Le Congrès International des Mathématiciens, 1962

L’exposé de Smale n’est pas un exposé de mathématique, donnant un résultat abouti, démontré dans les règles de l’art. En premier lieu, il redéfinit la question des systèmes dynamiques. Pour Birkhoff, un système dynamique n’était autre qu’une équation différentielle. Avec Smale, le problème s’élargit considérablement : l’étude des équations différentielles est absorbée dans l’étude des difféomorphismes. Il justifie cette subordination au "problème de conjugaison pour les difféomorphismes" 969 . Le texte de 1967 explicite ce projet, dans une version plus aboutie : outre l’utilisation des sections transverses qui ramène un problème différentiel à des difféomorphismes,

‘"je crois qu’il y a une seconde raison plus importante pour étudier le problème des difféomorphismes (mis à part la grande beauté naturelle). Les mêmes phénomènes et problèmes de la théorie qualitative des équations différentielles ordinaires sont présents dans leur forme la plus simple dans le problème des difféomorphismes." 970

Ces systèmes dynamiques incluent ainsi les équations différentielles et les applications, difféomorphismes et homéomorphismes. La stabilité structurelle est redéfinie pour tous ces systèmes. Le projet de fond est de trouver un ensemble ouvert dense de difféomorphismes : c’est le "problème de conjugaison" 971 .

Son intervention de 1962 montre sa démarche : Smale procède par tâtonnements et tests pour obtenir cette classe de systèmes. Il cherche les "bons" axiomes, en espérant que les systèmes en question seront aussi structurellement stables et n’hésite pas à émettre des axiomes pour les critiquer ensuite 972 . Il présente ainsi sa démarche "constructive" qui annonce, d’une certaine manière, la définition de l’axiome qu’il considère comme central, et qu’il baptisera Axiome A.

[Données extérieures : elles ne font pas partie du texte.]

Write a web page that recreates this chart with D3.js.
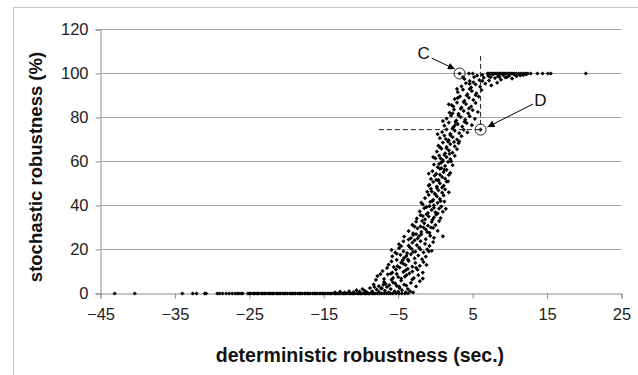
<!DOCTYPE html>
<html>
<head>
<meta charset="utf-8">
<script src="https://cdn.jsdelivr.net/npm/d3@7/dist/d3.min.js"></script>
<style>
html,body{margin:0;padding:0;background:#fff;}
svg{display:block;}
text{font-family:"Liberation Sans",Arial,sans-serif;}
</style>
</head>
<body>
<svg id="chart" width="638" height="375"></svg>
<script>
// ---- data ----
const xTicks = [-45, -35, -25, -15, -5, 5, 15, 25];
const yTicks = [0, 20, 40, 60, 80, 100, 120];

// points lying at 0 %
const zeroX = [-43.1,-40.4,-34.0,-32.6,-32.1,-31.0,-30.8,-29.3,-29.0,-28.6,-28.1,-27.7,-27.3,-26.9,-26.6,-26.4,-26.1,-25.9,
-25.2,-25.0,-24.8,-24.5,-24.3,-24.1,-23.9,-23.7,-23.4,-23.2,-23.0,-22.8,-22.5,-22.3,-22.1,-21.9,-21.7,-21.4,-21.2,-21.0,-20.8,-20.5,
-20.3,-20.1,-19.9,-19.6,-19.4,-19.2,-19.0,-18.8,-18.5,-18.3,-18.1,-17.9,-17.6,-17.4,-17.2,-17.0,-16.8,-16.5,-16.3,-16.1,-15.9,-15.6,
-15.4,-15.2,-15.0,-14.8,-14.5,-14.3,-14.1,-13.9,-13.6,-13.4,-13.2,-13.0,-12.8,-12.5,-12.3,-12.1,-11.9,-11.6,-11.4,-11.2,-11.0,-10.8,
-10.5,-10.3,-10.1,-9.9,-9.6,-9.4,-9.2,-9.0,-8.8,-8.5,-8.3,-8.1,-7.8,-7.5,-7.2,-6.9,-6.6,-6.3,-6.0,-5.7,-5.3,-4.9,-4.5,-4.1,-3.7];

// points lying at 100 %
const fullX = [4.5,5.0,7.0,7.2,7.4,7.6,7.8,8.0,8.2,8.4,8.6,8.8,9.0,9.2,9.4,9.6,9.8,10.0,10.2,10.4,10.6,10.9,11.2,11.5,
11.8,12.1,12.4,12.8,13.7,14.4,15.1,15.5,20.2];

// rising part of the cloud: [deterministic, stochastic]
const cloud = [
[-13.5,0.5],[-12.8,0.8],[-12.2,0.4],[-11.6,1.0],[-11.0,0.6],[-10.6,1.5],[-10.2,0.8],[-9.8,2.0],[-9.5,1.2],[-9.2,0.5],
[-8.8,2.5],[-8.5,1.0],[-8.2,3.0],[-7.9,1.8],[-7.6,0.7],[-7.3,2.2],[-7.0,4.0],[-6.8,1.3],[-6.5,3.0],[-6.3,0.5],[-6.0,2.0],
[-5.7,5.0],[-5.5,1.0],[-5.2,3.5],[-5.0,0.8],[-4.8,2.5],[-4.5,1.5],[-4.2,4.0],[-4.0,0.5],[-3.7,2.0],[-3.4,1.0],[-3.0,0.5],
[-8.3,4.1],[-7.6,3.3],[-6.9,5.2],[-6.2,3.8],[-5.4,4.6],[-4.9,3.1],[-4.6,5.9],[-3.9,3.6],[-3.3,4.8],[-2.6,3.2],[-5.9,6.2],[-7.2,2.4],
[-7.8,7.9],[-6.9,6.6],[-6.4,8.7],[-5.7,7.1],[-5.2,8.9],[-4.6,6.8],[-4.1,7.7],[-3.5,9.1],[-2.9,7.0],[-2.3,8.3],[-1.7,6.8],[-5.0,7.5],
[-7.1,10.2],[-6.5,11.6],[-5.8,9.5],[-5.3,10.9],[-4.8,11.8],[-4.3,9.8],[-3.7,11.2],[-3.1,10.0],[-2.6,11.7],[-1.7,9.5],[-4.0,10.6],[-5.6,12.0],
[-6.3,13.1],[-5.9,14.6],[-5.1,12.4],[-4.6,14.0],[-4.0,12.9],[-3.6,14.8],[-3.1,12.2],[-2.7,13.9],[-2.1,12.6],[-1.6,14.3],[-4.3,13.5],
[-5.8,16.9],[-5.2,15.3],[-4.7,17.6],[-4.2,16.2],[-3.7,15.4],[-3.3,17.8],[-2.8,16.0],[-2.3,17.3],[-1.8,15.6],[-1.3,16.8],[-3.9,17.1],
[-5.9,19.8],[-5.4,18.6],[-4.9,20.6],[-4.3,19.2],[-3.8,18.4],[-3.2,20.3],[-2.7,19.0],[-2.2,20.9],[-1.6,18.7],[-1.1,20.1],[-0.5,19.4],[-3.5,21.2],
[-4.9,22.4],[-4.3,23.7],[-3.6,21.8],[-3.1,23.1],[-2.5,22.0],[-2.0,23.8],[-1.4,22.6],[-0.8,21.6],[-2.8,24.2],[-0.3,23.4],
[-4.2,25.9],[-3.6,24.5],[-3.0,26.6],[-2.4,25.0],[-1.9,26.9],[-1.3,24.7],[-0.7,26.2],[-0.2,25.3],[1.0,26.0],[-2.6,27.0],
[-3.6,28.4],[-3.0,27.3],[-2.4,29.6],[-1.9,28.0],[-1.3,29.1],[-0.8,27.6],[-0.3,29.8],[0.3,28.5],[-1.6,30.0],
[-3.1,31.2],[-2.6,32.7],[-2.0,30.5],[-1.5,31.9],[-1.0,30.8],[-0.5,32.5],[0.0,31.1],[0.5,32.9],[-1.8,33.0],
[-2.5,34.1],[-2.0,35.6],[-1.4,33.7],[-0.9,35.0],[-0.4,33.5],[0.1,35.9],[0.7,34.3],[-1.2,36.0],
[-2.1,37.3],[-1.5,38.8],[-1.0,36.6],[-0.5,38.0],[0.0,36.9],[0.5,38.6],[1.0,37.2],[-0.2,39.0],
[-1.7,40.5],[-1.2,39.3],[-0.7,41.6],[-0.2,40.1],[0.3,41.2],[0.8,39.6],[1.2,41.8],[-0.4,42.0],
[-1.4,43.4],[-0.9,44.8],[-0.3,42.6],[0.2,44.1],[0.6,43.0],[1.1,44.6],[0.0,45.0],
[-1.1,46.2],[-0.6,47.6],[-0.1,45.5],[0.4,46.9],[0.9,45.8],[1.3,47.3],[1.8,46.0],[0.2,48.0],
[-0.8,49.4],[-0.3,50.7],[0.2,48.6],[0.6,50.1],[1.1,49.0],[1.5,50.9],[0.4,51.2],
[-0.6,52.1],[-0.1,53.6],[0.4,51.7],[0.9,53.0],[1.3,52.2],[1.8,53.9],[0.6,54.0],
[-0.4,55.6],[0.1,54.4],[0.6,56.7],[1.1,55.2],[1.5,56.2],[2.0,54.8],[0.8,57.0],
[-0.2,58.6],[0.3,57.4],[0.8,59.5],[1.3,58.0],[1.7,59.8],[2.3,58.3],[1.0,60.0],
[0.0,61.4],[0.5,62.7],[1.0,60.6],[1.5,62.0],[2.0,61.1],[2.6,62.6],[1.2,63.0],
[0.2,64.5],[0.8,65.8],[1.3,63.7],[1.8,65.1],[2.3,64.0],[2.9,65.6],[1.5,66.0],
[0.4,67.2],[1.0,68.6],[1.5,66.6],[2.0,67.9],[2.6,66.9],[3.1,68.3],[1.7,69.0],
[0.6,70.6],[1.2,71.8],[1.8,69.7],[2.3,71.1],[2.9,70.0],[3.5,71.5],[2.0,72.0],
[0.9,73.4],[1.5,74.6],[2.0,72.6],[2.6,74.0],[3.2,72.9],[3.8,74.4],[4.3,73.2],[2.3,75.0],
[1.2,76.3],[1.8,77.7],[2.4,75.6],[3.0,77.0],[3.6,75.9],[4.2,77.4],[4.9,76.5],[2.7,78.0],
[1.5,79.5],[2.1,80.8],[2.8,78.6],[3.4,80.2],[4.0,79.0],[4.6,80.6],[5.3,79.4],[3.1,81.0],
[1.9,82.2],[2.5,83.6],[3.1,81.7],[3.8,83.0],[4.4,81.9],[5.0,83.4],[5.7,82.5],[3.4,84.0],
[2.2,85.6],[2.9,86.8],[3.5,84.5],[4.1,86.1],[4.8,85.0],[5.4,86.6],[3.8,87.0],
[2.6,88.4],[3.3,89.6],[3.9,87.6],[4.5,89.0],[5.1,88.0],[5.8,89.5],[4.2,90.0],
[3.0,91.5],[3.7,92.7],[4.3,90.6],[4.9,92.0],[5.5,91.0],[6.2,92.5],[4.6,93.0],
[3.5,94.2],[4.1,95.6],[4.8,93.6],[5.4,95.0],[6.0,94.0],[6.7,95.4],[7.5,94.6],[8.3,95.8],[5.1,96.0],
[3.9,97.5],[4.6,96.6],[5.2,98.4],[5.9,97.0],[6.5,98.1],[7.2,96.8],[8.0,97.9],[8.8,97.2],[9.6,98.3],[10.3,97.7],
[5.6,99.0],[6.3,99.4],[7.1,98.9],[7.7,99.5],[8.4,98.7],[9.1,99.3],[9.9,98.9],[10.6,99.5],[11.4,99.1],[12.2,99.6],
[7.4,98.3],[8.6,98.5],[9.4,98.2],[10.9,98.8],[11.8,99.3],
[-3.9,8.3],[-2.1,5.6],[-6.0,9.0],[-4.4,15.1],[-2.4,10.8],[-3.0,18.9],[-1.2,13.0],[-4.6,21.5],[-2.2,26.1],[-0.9,19.2],
[-3.3,25.2],[-1.1,27.9],[-2.8,30.4],[-0.6,30.0],[-1.7,35.2],[0.3,36.4],[-0.8,39.7],[-1.9,41.3],[0.7,42.0],[-0.5,46.4],
[0.9,48.2],[0.1,51.6],[1.7,51.0],[-0.9,54.5],[1.2,56.3],[0.5,58.9],[2.1,60.1],[-0.3,62.0],[1.9,63.5],[0.6,66.5],
[2.5,68.9],[1.4,70.2],[3.2,69.1],[0.3,72.4],[2.6,76.4],[1.0,78.4],[3.9,78.1],[2.3,81.9],[4.5,84.1],[1.8,86.0],
[3.0,88.9],[5.4,90.2],[2.9,93.0],[6.3,96.6],[3.7,98.4],[-6.7,4.4],[-8.0,6.2],[-7.4,8.8],[-3.1,6.4],[-2.0,20.0],
[-5.2,18.1],[-0.2,34.6],[1.4,38.5],[-0.9,49.0],[0.7,61.4],[2.4,85.0],[4.6,95.3]
];

// highlighted scenarios
const marked = [
  {name: "C", x: 3.25, y: 100, lx: -1.6, ly: 109.3, ax0: -0.5, ay0: 107, ax1: 2.6, ay1: 102},
  {name: "D", x: 6.07, y: 74.5, lx: 14.1, ly: 87.9, ax0: 13.1, ay0: 86.1, ax1: 7.0, ay1: 75.7}
];
const guideLeftX = -7.6;   // start of horizontal dashed guide
const guideTopY = 108;     // top of vertical dashed guide

// ---- drawing ----
const svg = d3.select("#chart");
const x = d3.scaleLinear().domain([-45, 25]).range([100.5, 621.5]);
const y = d3.scaleLinear().domain([0, 120]).range([293.5, 29.5]);

// outer frame
svg.append("rect").attr("x", 13.5).attr("y", 7.5).attr("width", 640).attr("height", 380)
  .attr("fill", "none").attr("stroke", "#c8c8c8").attr("stroke-width", 1);

// gridlines
svg.append("g").selectAll("line").data(yTicks.filter(d => d > 0)).join("line")
  .attr("x1", x(-45)).attr("x2", x(25)).attr("y1", d => y(d)).attr("y2", d => y(d))
  .attr("stroke", "#a6a6a6").attr("stroke-width", 1);

// y axis
const yAxis = svg.append("g").attr("transform", `translate(${x(-45)},0)`)
  .call(d3.axisLeft(y).tickValues(yTicks).tickSize(5).tickPadding(7));
// x axis
const xAxis = svg.append("g").attr("transform", `translate(0,${y(0)})`)
  .call(d3.axisBottom(x).tickValues(xTicks).tickSize(5).tickPadding(10).tickFormat(d3.format("d")));
[yAxis, xAxis].forEach(a => {
  a.select(".domain").attr("stroke", "#8c8c8c");
  a.selectAll(".tick line").attr("stroke", "#8c8c8c");
  a.selectAll(".tick text").attr("fill", "#222").style("font-size", "16.5px")
    .style("font-family", '"Liberation Sans", Arial, sans-serif');
});
xAxis.selectAll(".tick text").attr("dy", "0.71em");

// axis titles
svg.append("text").attr("x", 360).attr("y", 362).attr("text-anchor", "middle")
  .style("font-size", "19.5px").style("font-weight", "bold").attr("fill", "#111")
  .text("deterministic robustness (sec.)");
svg.append("text").attr("transform", "translate(42,167) rotate(-90)").attr("text-anchor", "middle")
  .style("font-size", "18.5px").style("font-weight", "bold").attr("fill", "#111")
  .text("stochastic robustness (%)");

// points
const pts = [].concat(
  zeroX.map(v => [v, 0]),
  fullX.map(v => [v, 100]),
  cloud,
  marked.map(m => [m.x, m.y])
);
const marker = d3.symbol().type(d3.symbolSquare).size(9);
svg.append("g").selectAll("path").data(pts).join("path")
  .attr("d", marker)
  .attr("transform", d => `translate(${x(d[0])},${y(d[1])}) rotate(45)`)
  .attr("fill", "#000");

// dashed guides through D
const D = marked[1];
svg.append("line").attr("x1", x(guideLeftX)).attr("x2", x(D.x)).attr("y1", y(D.y)).attr("y2", y(D.y))
  .attr("stroke", "#222").attr("stroke-width", 1).attr("stroke-dasharray", "5,3");
svg.append("line").attr("x1", x(D.x)).attr("x2", x(D.x)).attr("y1", y(guideTopY)).attr("y2", y(D.y))
  .attr("stroke", "#222").attr("stroke-width", 1).attr("stroke-dasharray", "5,3");

// arrowhead
svg.append("defs").append("marker").attr("id", "arr").attr("viewBox", "0 0 10 10")
  .attr("refX", 10).attr("refY", 5).attr("markerWidth", 7).attr("markerHeight", 7)
  .attr("markerUnits", "userSpaceOnUse").attr("orient", "auto")
  .append("path").attr("d", "M0,0 L10,5 L0,10 z").attr("fill", "#000");

const ann = svg.append("g");
ann.selectAll("circle").data(marked).join("circle")
  .attr("cx", d => x(d.x)).attr("cy", d => y(d.y)).attr("r", 5.5)
  .attr("fill", "none").attr("stroke", "#222").attr("stroke-width", 1);
ann.selectAll("line").data(marked).join("line")
  .attr("x1", d => x(d.ax0)).attr("y1", d => y(d.ay0))
  .attr("x2", d => x(d.ax1)).attr("y2", d => y(d.ay1))
  .attr("stroke", "#000").attr("stroke-width", 1).attr("marker-end", "url(#arr)");
ann.selectAll("text").data(marked).join("text")
  .attr("x", d => x(d.lx)).attr("y", d => y(d.ly)).attr("dy", "0.36em")
  .attr("text-anchor", "middle").style("font-size", "17px").attr("fill", "#111")
  .text(d => d.name);
</script>
</body>
</html>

Naturellement, Smale aborde la question de sa conjecture sur les systèmes dits Morse-Smale. Nous avons dit que le fer à cheval et les points homoclines ont été des arguments décisifs dans la négation de la première partie de la conjecture. Smale insiste sur la complexité engendrée par la présence des points homoclines et c’est à cette occasion qu’il rapporte la fameuse phrase de Poincaré : "on sera frappé de la complexité de cette figure..." 973 . Ensuite, il apporte un exemple de plus, un automorphisme du tore, 974 venant achever de ruiner sa conjecture.

Dans la discussion de ces exemples, Smale explique quel a été le cheminement et la succession de conjectures-démonstrations préalable à son exposé. Il révèle l’importance de sa rencontre avec quelques mathématiciens soviétiques bien connus : V. Arnold, D. Anosov, Y. Sinaï 975 .

Notes
969.

"It appears that usually a qualitative problem in differential equation has an analogue in the conjugacy problem. This analogue is a little simpler than the original, and if solved, its solution seems to give a way of doing the original problem.", [SMALE, S., 1962], p. 490.

970.

"I believe there is a second and more important reason for studying the diffeomorphism problem (besides its great natural beauty). That is, the same phenomena and problems of the qualitative theory of ordinary differential equations are present in their simplest form in the diffeomorphism problem.", [SMALE, S., 1967], p. 747.

971.

C’est le titre de son intervention au congrès des mathématiciens en 1962 "Dynamical systems and the topological conjugacy problem for diffeomorphisms", [SMALE, S., 1962]. Nous renvoyons à [PALIS, J., ], p. 171 ou [AUBIN, D., 1998a], p. 300-1.

972.

Dans son exposé il introduit cinq axiomes, avec des variantes, et en discute l’intérêt, les conséquences. [SMALE, S., 1962].

973.

En français dans le texte de Smale, [SMALE, S., 1962], p. 494. La citation plus complète a été donnée au chapitre 1, page 58.

974.

Un automorphisme du tore, un exemple dû à René Thom qui l’a suggéré à Smale ([SMALE, S., 1980], p. 151).

975.

Ce sont les trois noms qu’il donne dans la publication de son exposé : [SMALE, S., 1962], p. 494.